_SOURCE MATERIAL_
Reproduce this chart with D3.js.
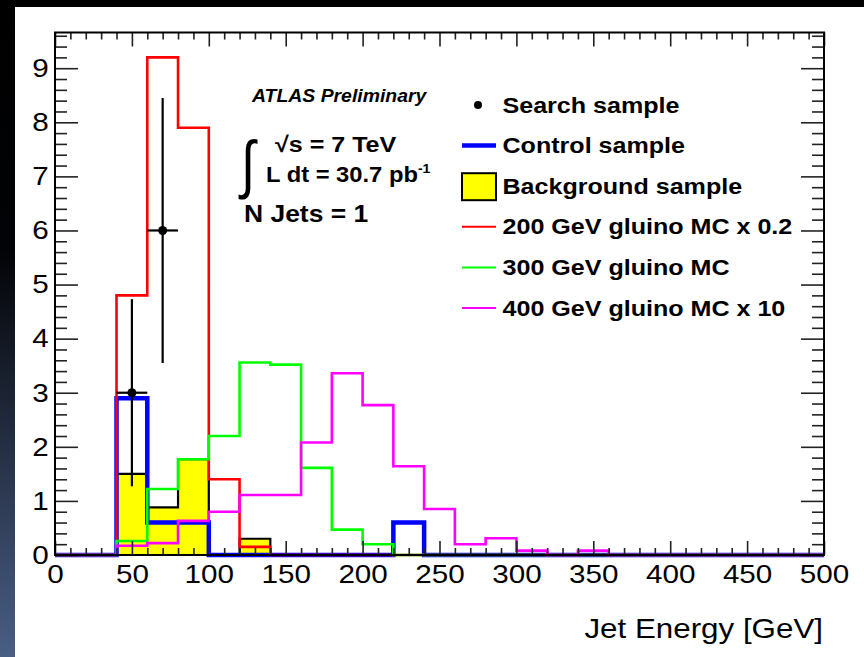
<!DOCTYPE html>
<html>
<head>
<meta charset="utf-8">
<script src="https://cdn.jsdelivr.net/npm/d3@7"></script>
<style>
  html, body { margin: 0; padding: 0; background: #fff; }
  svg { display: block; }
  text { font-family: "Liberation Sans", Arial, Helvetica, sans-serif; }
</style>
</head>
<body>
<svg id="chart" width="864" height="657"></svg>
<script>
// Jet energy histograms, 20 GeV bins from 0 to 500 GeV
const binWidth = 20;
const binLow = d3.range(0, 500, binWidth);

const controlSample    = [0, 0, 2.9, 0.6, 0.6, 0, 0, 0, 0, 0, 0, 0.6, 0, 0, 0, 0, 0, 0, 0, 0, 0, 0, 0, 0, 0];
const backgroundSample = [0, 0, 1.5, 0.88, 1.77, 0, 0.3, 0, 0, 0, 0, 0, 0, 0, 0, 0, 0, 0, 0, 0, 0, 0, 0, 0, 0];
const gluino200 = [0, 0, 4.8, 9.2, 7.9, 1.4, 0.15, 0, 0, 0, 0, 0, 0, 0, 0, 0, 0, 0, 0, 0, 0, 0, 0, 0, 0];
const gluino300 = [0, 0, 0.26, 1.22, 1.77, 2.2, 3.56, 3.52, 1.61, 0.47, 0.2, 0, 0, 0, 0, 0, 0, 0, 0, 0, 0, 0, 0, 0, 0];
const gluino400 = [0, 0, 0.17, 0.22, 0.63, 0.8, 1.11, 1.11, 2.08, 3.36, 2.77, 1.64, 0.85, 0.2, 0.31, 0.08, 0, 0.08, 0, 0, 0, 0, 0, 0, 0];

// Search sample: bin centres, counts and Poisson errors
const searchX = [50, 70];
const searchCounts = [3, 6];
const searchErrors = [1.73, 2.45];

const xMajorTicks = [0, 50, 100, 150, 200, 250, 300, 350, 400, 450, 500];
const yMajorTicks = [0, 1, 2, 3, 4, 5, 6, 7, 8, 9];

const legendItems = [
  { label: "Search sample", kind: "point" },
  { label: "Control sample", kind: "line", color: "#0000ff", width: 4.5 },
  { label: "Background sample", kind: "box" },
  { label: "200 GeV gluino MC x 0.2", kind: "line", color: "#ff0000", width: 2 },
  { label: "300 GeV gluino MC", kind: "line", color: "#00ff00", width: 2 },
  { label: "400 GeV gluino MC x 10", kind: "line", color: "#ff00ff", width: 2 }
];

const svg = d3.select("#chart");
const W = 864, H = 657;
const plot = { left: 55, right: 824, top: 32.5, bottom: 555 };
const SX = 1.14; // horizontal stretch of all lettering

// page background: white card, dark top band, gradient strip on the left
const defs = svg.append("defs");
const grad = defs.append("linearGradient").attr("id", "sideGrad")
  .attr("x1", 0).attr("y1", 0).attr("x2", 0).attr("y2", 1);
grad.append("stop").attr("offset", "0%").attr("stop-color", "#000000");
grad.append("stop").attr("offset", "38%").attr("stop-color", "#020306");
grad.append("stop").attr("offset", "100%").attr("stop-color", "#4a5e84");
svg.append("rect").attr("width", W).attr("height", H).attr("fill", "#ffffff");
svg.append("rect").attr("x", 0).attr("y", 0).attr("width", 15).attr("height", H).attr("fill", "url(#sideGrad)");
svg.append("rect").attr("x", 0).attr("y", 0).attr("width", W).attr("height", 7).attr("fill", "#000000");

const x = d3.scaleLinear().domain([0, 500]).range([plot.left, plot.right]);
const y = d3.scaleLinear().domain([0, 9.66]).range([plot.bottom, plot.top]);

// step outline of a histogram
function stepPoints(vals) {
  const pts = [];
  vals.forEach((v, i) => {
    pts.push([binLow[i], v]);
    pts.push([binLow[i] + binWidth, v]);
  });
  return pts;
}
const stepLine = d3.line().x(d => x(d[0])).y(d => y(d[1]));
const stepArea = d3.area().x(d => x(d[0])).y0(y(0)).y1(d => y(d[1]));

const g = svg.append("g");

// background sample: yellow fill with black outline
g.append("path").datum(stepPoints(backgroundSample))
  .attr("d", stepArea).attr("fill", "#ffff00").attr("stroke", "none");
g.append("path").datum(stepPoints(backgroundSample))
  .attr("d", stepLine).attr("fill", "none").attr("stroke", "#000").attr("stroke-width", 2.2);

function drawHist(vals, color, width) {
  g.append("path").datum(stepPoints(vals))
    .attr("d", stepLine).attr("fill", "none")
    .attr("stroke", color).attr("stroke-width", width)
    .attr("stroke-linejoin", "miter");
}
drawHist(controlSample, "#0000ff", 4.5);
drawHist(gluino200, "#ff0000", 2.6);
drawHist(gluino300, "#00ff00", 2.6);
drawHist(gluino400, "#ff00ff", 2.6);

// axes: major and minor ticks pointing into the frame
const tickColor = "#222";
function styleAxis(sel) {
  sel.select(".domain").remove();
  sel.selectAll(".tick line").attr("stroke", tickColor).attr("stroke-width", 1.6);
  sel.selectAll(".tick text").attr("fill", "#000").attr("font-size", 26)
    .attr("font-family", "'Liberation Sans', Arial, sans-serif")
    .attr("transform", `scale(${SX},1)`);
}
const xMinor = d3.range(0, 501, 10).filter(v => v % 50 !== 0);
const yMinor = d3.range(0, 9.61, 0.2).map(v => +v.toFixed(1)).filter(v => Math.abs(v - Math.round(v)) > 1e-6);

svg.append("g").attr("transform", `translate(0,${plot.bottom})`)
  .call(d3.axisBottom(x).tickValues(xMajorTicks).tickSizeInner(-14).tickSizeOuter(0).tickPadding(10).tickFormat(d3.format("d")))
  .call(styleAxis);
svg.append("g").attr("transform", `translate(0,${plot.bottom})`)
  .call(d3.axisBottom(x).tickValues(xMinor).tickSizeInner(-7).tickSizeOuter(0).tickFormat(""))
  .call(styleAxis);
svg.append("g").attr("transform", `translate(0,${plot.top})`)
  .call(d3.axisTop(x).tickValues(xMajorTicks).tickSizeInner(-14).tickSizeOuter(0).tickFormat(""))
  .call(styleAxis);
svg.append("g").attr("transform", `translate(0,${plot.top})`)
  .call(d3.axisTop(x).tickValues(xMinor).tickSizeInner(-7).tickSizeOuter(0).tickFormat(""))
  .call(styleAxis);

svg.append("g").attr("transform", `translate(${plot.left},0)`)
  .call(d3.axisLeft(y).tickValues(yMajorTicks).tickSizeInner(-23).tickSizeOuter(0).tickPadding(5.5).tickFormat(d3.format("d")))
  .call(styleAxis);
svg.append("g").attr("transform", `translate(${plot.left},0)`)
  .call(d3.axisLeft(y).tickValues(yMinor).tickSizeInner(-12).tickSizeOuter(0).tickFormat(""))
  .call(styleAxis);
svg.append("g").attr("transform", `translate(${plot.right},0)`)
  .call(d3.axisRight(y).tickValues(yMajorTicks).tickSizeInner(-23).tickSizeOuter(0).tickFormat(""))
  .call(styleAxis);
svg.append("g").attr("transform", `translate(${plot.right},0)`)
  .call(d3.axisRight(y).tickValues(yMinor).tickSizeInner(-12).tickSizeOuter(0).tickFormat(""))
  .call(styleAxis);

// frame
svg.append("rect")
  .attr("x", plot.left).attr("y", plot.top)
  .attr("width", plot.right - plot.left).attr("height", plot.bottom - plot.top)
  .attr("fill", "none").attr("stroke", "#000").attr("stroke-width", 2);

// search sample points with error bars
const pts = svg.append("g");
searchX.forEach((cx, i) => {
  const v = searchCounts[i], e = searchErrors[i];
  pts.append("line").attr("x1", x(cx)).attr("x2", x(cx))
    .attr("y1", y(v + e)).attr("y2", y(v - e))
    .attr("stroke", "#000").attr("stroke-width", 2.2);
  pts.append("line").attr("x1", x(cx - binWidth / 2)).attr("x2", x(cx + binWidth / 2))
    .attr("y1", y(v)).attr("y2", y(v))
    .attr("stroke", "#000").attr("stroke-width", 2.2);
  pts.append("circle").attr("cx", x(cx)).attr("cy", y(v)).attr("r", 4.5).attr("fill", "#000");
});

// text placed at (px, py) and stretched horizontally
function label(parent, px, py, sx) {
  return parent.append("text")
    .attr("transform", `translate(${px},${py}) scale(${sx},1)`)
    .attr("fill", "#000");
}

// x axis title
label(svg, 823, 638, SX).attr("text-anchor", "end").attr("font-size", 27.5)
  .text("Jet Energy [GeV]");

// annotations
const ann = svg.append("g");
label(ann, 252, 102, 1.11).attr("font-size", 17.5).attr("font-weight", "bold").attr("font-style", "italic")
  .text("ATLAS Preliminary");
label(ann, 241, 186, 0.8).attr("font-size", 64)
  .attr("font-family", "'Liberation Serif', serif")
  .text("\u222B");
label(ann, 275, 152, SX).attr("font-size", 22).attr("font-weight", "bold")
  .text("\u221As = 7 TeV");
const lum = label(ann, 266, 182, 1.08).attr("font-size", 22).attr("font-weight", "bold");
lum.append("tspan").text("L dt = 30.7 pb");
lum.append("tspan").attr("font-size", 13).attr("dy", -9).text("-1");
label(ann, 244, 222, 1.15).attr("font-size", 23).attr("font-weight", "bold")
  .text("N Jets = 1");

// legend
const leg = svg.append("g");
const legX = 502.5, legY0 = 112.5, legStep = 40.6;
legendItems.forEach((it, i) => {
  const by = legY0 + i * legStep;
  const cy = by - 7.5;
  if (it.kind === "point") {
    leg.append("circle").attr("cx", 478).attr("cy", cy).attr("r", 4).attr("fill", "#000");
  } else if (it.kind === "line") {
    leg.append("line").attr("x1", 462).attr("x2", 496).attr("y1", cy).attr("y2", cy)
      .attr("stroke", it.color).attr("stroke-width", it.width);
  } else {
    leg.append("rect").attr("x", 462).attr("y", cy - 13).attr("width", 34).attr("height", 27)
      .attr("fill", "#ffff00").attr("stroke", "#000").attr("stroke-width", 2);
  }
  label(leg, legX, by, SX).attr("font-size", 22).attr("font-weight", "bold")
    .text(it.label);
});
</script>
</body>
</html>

_OBJECTIVE_
Work out how many lines of the listing above include the word "with". Report only the number.

_RESULT OF THIS EXERCISE_
3